### Task prompt
An exact copy of all the data is required, with pictures left out.

### Stored data
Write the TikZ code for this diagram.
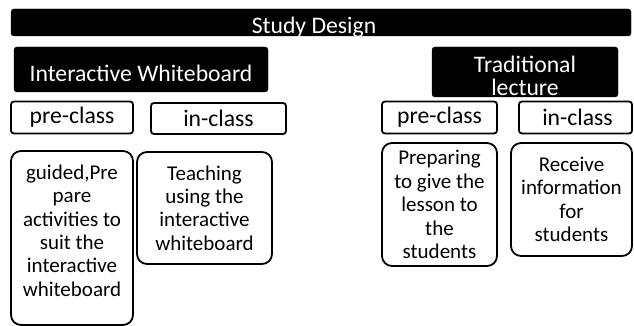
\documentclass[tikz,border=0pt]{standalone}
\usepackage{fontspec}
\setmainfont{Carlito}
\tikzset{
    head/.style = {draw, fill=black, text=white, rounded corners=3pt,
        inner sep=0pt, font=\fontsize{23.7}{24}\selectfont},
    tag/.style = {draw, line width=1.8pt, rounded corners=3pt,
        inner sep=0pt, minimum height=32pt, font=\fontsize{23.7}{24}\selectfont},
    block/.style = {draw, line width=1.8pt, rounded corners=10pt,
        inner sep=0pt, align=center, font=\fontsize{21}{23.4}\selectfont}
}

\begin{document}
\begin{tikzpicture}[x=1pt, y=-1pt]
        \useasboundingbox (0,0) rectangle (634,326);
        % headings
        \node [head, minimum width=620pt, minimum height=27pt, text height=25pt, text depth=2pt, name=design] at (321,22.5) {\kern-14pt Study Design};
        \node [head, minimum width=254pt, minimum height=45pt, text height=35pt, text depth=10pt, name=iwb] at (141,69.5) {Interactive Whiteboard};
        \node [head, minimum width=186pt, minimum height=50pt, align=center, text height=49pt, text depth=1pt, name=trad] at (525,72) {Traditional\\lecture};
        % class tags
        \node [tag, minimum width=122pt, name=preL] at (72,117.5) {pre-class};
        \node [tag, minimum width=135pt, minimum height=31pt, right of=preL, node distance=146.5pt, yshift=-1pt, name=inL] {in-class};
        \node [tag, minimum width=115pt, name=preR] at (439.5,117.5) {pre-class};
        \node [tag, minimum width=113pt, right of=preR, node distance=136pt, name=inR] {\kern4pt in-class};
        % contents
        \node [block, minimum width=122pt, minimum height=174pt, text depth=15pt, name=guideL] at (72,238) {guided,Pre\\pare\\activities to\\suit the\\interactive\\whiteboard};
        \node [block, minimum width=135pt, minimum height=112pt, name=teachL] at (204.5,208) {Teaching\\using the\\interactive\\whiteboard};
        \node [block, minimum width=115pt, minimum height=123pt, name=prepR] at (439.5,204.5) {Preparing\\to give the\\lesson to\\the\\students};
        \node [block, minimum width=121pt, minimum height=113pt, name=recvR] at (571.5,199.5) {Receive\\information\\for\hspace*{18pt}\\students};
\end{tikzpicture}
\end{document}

### Answer below
Write the TikZ code for this diagram.
\documentclass[tikz,border=0pt]{standalone}
\usepackage{fontspec}
\setmainfont{Carlito}
\tikzset{
    head/.style = {draw, fill=black, text=white, rounded corners=3pt,
        inner sep=0pt, font=\fontsize{23.7}{24}\selectfont},
    tag/.style = {draw, line width=1.8pt, rounded corners=3pt,
        inner sep=0pt, minimum height=32pt, font=\fontsize{23.7}{24}\selectfont},
    block/.style = {draw, line width=1.8pt, rounded corners=10pt,
        inner sep=0pt, align=center, font=\fontsize{21}{23.4}\selectfont}
}

\begin{document}
\begin{tikzpicture}[x=1pt, y=-1pt]
        \useasboundingbox (0,0) rectangle (634,326);
        % headings
        \node [head, minimum width=620pt, minimum height=27pt, text height=25pt, text depth=2pt, name=design] at (321,22.5) {\kern-14pt Study Design};
        \node [head, minimum width=254pt, minimum height=45pt, text height=35pt, text depth=10pt, name=iwb] at (141,69.5) {Interactive Whiteboard};
        \node [head, minimum width=186pt, minimum height=50pt, align=center, text height=49pt, text depth=1pt, name=trad] at (525,72) {Traditional\\lecture};
        % class tags
        \node [tag, minimum width=122pt, name=preL] at (72,117.5) {pre-class};
        \node [tag, minimum width=135pt, minimum height=31pt, right of=preL, node distance=146.5pt, yshift=-1pt, name=inL] {in-class};
        \node [tag, minimum width=115pt, name=preR] at (439.5,117.5) {pre-class};
        \node [tag, minimum width=113pt, right of=preR, node distance=136pt, name=inR] {\kern4pt in-class};
        % contents
        \node [block, minimum width=122pt, minimum height=174pt, text depth=15pt, name=guideL] at (72,238) {guided,Pre\\pare\\activities to\\suit the\\interactive\\whiteboard};
        \node [block, minimum width=135pt, minimum height=112pt, name=teachL] at (204.5,208) {Teaching\\using the\\interactive\\whiteboard};
        \node [block, minimum width=115pt, minimum height=123pt, name=prepR] at (439.5,204.5) {Preparing\\to give the\\lesson to\\the\\students};
        \node [block, minimum width=121pt, minimum height=113pt, name=recvR] at (571.5,199.5) {Receive\\information\\for\hspace*{18pt}\\students};
\end{tikzpicture}
\end{document}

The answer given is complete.